GIVEN INSTRUCTION >>
Give the data a second time, exactly and in full.

DATA EXTRACT >>
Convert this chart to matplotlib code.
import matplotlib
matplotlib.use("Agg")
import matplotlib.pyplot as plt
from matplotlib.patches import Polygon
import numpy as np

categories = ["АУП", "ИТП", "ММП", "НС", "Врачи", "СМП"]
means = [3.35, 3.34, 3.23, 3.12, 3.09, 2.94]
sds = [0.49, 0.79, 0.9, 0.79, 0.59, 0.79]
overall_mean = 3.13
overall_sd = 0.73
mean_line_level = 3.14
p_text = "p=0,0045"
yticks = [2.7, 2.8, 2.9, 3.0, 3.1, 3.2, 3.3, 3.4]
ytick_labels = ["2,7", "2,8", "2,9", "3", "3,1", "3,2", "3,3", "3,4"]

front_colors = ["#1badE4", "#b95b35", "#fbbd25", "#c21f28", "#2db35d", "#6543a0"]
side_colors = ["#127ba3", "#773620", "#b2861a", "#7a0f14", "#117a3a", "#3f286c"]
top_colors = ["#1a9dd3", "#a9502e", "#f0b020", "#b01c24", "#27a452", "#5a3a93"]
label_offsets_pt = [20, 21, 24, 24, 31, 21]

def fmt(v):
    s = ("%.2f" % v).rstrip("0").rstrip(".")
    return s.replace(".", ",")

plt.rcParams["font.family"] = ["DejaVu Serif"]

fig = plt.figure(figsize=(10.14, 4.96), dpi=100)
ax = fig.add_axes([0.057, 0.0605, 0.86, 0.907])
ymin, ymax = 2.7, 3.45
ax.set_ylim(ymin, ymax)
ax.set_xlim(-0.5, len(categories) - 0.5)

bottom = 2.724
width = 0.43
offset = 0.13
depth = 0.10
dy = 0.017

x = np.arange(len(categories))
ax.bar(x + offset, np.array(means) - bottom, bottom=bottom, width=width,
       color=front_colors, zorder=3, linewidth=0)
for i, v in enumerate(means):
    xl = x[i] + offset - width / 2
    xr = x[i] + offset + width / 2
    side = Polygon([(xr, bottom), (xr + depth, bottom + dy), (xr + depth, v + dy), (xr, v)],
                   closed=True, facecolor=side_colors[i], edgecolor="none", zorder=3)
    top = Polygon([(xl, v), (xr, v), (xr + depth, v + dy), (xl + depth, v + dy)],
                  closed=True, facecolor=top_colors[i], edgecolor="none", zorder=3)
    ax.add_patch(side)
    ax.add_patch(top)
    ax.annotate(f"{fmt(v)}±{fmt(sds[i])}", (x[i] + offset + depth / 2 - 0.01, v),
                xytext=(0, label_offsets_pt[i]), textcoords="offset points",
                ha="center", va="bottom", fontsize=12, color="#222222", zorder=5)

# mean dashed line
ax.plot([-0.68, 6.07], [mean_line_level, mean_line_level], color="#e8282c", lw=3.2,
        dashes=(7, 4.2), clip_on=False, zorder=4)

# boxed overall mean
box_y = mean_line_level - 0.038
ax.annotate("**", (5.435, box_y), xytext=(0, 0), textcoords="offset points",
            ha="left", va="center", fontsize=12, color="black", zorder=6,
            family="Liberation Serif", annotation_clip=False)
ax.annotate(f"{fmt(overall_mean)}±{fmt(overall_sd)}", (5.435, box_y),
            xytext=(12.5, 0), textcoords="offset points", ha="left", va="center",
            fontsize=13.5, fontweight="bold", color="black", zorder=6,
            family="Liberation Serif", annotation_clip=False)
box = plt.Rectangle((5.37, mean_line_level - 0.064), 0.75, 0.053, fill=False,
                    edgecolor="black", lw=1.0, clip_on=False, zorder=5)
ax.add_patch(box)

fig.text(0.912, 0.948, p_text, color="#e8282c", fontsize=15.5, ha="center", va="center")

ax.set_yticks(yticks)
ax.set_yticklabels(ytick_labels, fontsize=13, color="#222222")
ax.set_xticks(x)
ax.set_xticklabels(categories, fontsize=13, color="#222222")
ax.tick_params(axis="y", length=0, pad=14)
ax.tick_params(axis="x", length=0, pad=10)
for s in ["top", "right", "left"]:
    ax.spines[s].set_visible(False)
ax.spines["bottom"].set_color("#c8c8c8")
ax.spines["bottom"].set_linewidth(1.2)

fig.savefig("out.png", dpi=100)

TASK SOLUTION >>
Convert this chart to matplotlib code.
import matplotlib
matplotlib.use("Agg")
import matplotlib.pyplot as plt
from matplotlib.patches import Polygon
import numpy as np

categories = ["АУП", "ИТП", "ММП", "НС", "Врачи", "СМП"]
means = [3.35, 3.34, 3.23, 3.12, 3.09, 2.94]
sds = [0.49, 0.79, 0.9, 0.79, 0.59, 0.79]
overall_mean = 3.13
overall_sd = 0.73
mean_line_level = 3.14
p_text = "p=0,0045"
yticks = [2.7, 2.8, 2.9, 3.0, 3.1, 3.2, 3.3, 3.4]
ytick_labels = ["2,7", "2,8", "2,9", "3", "3,1", "3,2", "3,3", "3,4"]

front_colors = ["#1badE4", "#b95b35", "#fbbd25", "#c21f28", "#2db35d", "#6543a0"]
side_colors = ["#127ba3", "#773620", "#b2861a", "#7a0f14", "#117a3a", "#3f286c"]
top_colors = ["#1a9dd3", "#a9502e", "#f0b020", "#b01c24", "#27a452", "#5a3a93"]
label_offsets_pt = [20, 21, 24, 24, 31, 21]

def fmt(v):
    s = ("%.2f" % v).rstrip("0").rstrip(".")
    return s.replace(".", ",")

plt.rcParams["font.family"] = ["DejaVu Serif"]

fig = plt.figure(figsize=(10.14, 4.96), dpi=100)
ax = fig.add_axes([0.057, 0.0605, 0.86, 0.907])
ymin, ymax = 2.7, 3.45
ax.set_ylim(ymin, ymax)
ax.set_xlim(-0.5, len(categories) - 0.5)

bottom = 2.724
width = 0.43
offset = 0.13
depth = 0.10
dy = 0.017

x = np.arange(len(categories))
ax.bar(x + offset, np.array(means) - bottom, bottom=bottom, width=width,
       color=front_colors, zorder=3, linewidth=0)
for i, v in enumerate(means):
    xl = x[i] + offset - width / 2
    xr = x[i] + offset + width / 2
    side = Polygon([(xr, bottom), (xr + depth, bottom + dy), (xr + depth, v + dy), (xr, v)],
                   closed=True, facecolor=side_colors[i], edgecolor="none", zorder=3)
    top = Polygon([(xl, v), (xr, v), (xr + depth, v + dy), (xl + depth, v + dy)],
                  closed=True, facecolor=top_colors[i], edgecolor="none", zorder=3)
    ax.add_patch(side)
    ax.add_patch(top)
    ax.annotate(f"{fmt(v)}±{fmt(sds[i])}", (x[i] + offset + depth / 2 - 0.01, v),
                xytext=(0, label_offsets_pt[i]), textcoords="offset points",
                ha="center", va="bottom", fontsize=12, color="#222222", zorder=5)

# mean dashed line
ax.plot([-0.68, 6.07], [mean_line_level, mean_line_level], color="#e8282c", lw=3.2,
        dashes=(7, 4.2), clip_on=False, zorder=4)

# boxed overall mean
box_y = mean_line_level - 0.038
ax.annotate("**", (5.435, box_y), xytext=(0, 0), textcoords="offset points",
            ha="left", va="center", fontsize=12, color="black", zorder=6,
            family="Liberation Serif", annotation_clip=False)
ax.annotate(f"{fmt(overall_mean)}±{fmt(overall_sd)}", (5.435, box_y),
            xytext=(12.5, 0), textcoords="offset points", ha="left", va="center",
            fontsize=13.5, fontweight="bold", color="black", zorder=6,
            family="Liberation Serif", annotation_clip=False)
box = plt.Rectangle((5.37, mean_line_level - 0.064), 0.75, 0.053, fill=False,
                    edgecolor="black", lw=1.0, clip_on=False, zorder=5)
ax.add_patch(box)

fig.text(0.912, 0.948, p_text, color="#e8282c", fontsize=15.5, ha="center", va="center")

ax.set_yticks(yticks)
ax.set_yticklabels(ytick_labels, fontsize=13, color="#222222")
ax.set_xticks(x)
ax.set_xticklabels(categories, fontsize=13, color="#222222")
ax.tick_params(axis="y", length=0, pad=14)
ax.tick_params(axis="x", length=0, pad=10)
for s in ["top", "right", "left"]:
    ax.spines[s].set_visible(False)
ax.spines["bottom"].set_color("#c8c8c8")
ax.spines["bottom"].set_linewidth(1.2)

fig.savefig("out.png", dpi=100)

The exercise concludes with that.